Sente-se no ar uma falsa euforia, a elegia simples, o fato de
que filmicamente não atingem o esperado. Bené (João Miguel) –
pipoqueiro com traços do Amigo da Onça, de Péricles – repete tiradas
cômicas de salão para deixar claro o moto de alegria dos tempos
de infância e juventude de Paulo. Surgem cordões de carnaval esporádicos,
picardias banais no colégio de padres, números de música em que
o onírico dorme sonoramente, Amarcord que não se alcança.
Entende-se que algumas intenções poderiam ter ido longe, mas permaneceram
frustradas pelas circunstâncias.
Em
cena chave, mãe (Sofia, Mariana Lima) e pai (Marcos, Dan Stulbach)

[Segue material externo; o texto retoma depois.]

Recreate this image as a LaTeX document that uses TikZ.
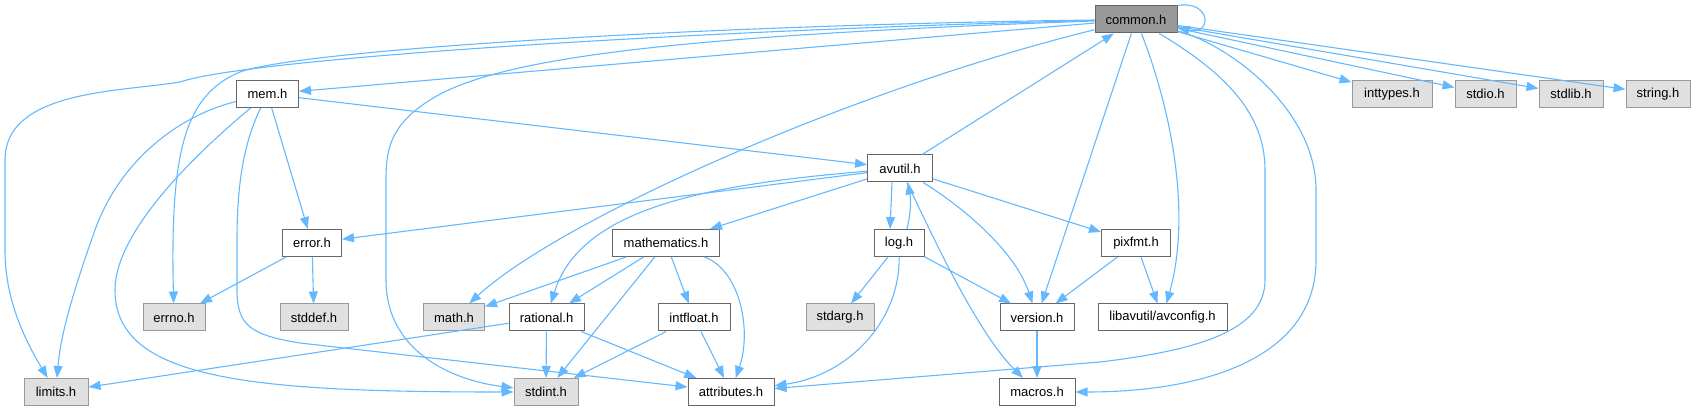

de Paulo discutem, Marcos rasga a alça do vestido de Sofia no
típico machismo obtuso. O seio de Sofia à mostra, o perdão do
marido ajoelhado, a mulher tal como a Madona, dor e choro seriam
melhor explorados houvesse anteriormente uma certa crueldade das
ruas, da espécie que fez de Darlene Glória e de Paulo Porto a
quintessência do amor culpado e doentio – porém, a toda prova,
amor. Na mesma linha, a remontagem do Rio de Janeiro das décadas
de 40 e 50 comete deslizes. A escapadela do Hotel Méridien – construído
anos depois – prédio alto, indefectível, na orla da praia. Idem
as danças de rua coreografadas, gestos esquemáticos, esquecida
a espontaneidade necessária. Acaso se optasse por uma abordagem
crua, sem o estilo de grande produção – apuro no vestuário, nas
internas, nos objetos de cena, no glacê – deixas do tipo sequer
ressoariam.
Em todos os mortos,
portanto, que lá estão e por nós esperam, a nota trágica da impossibilidade
de se saber se de fato lá estão e se de fato nos esperam pode
ser manipulada por estratégias como a ora apresentada. Neste caso,
imperfeita, múltipla de enredos que dificultam ao espectador a
possibilidade de se agradar e torcer por um deles. Mas baús de
ossos pululam e enlevam, não temei. Célebre deles foi escavado
por Pedro Nava, o amigo próximo de Drummond e que, coincidentemente,
suicidou-se no bairro da Glória – um dos recantos sensoriais que
o avô Noel não tardaria o mínimo instante em saudar.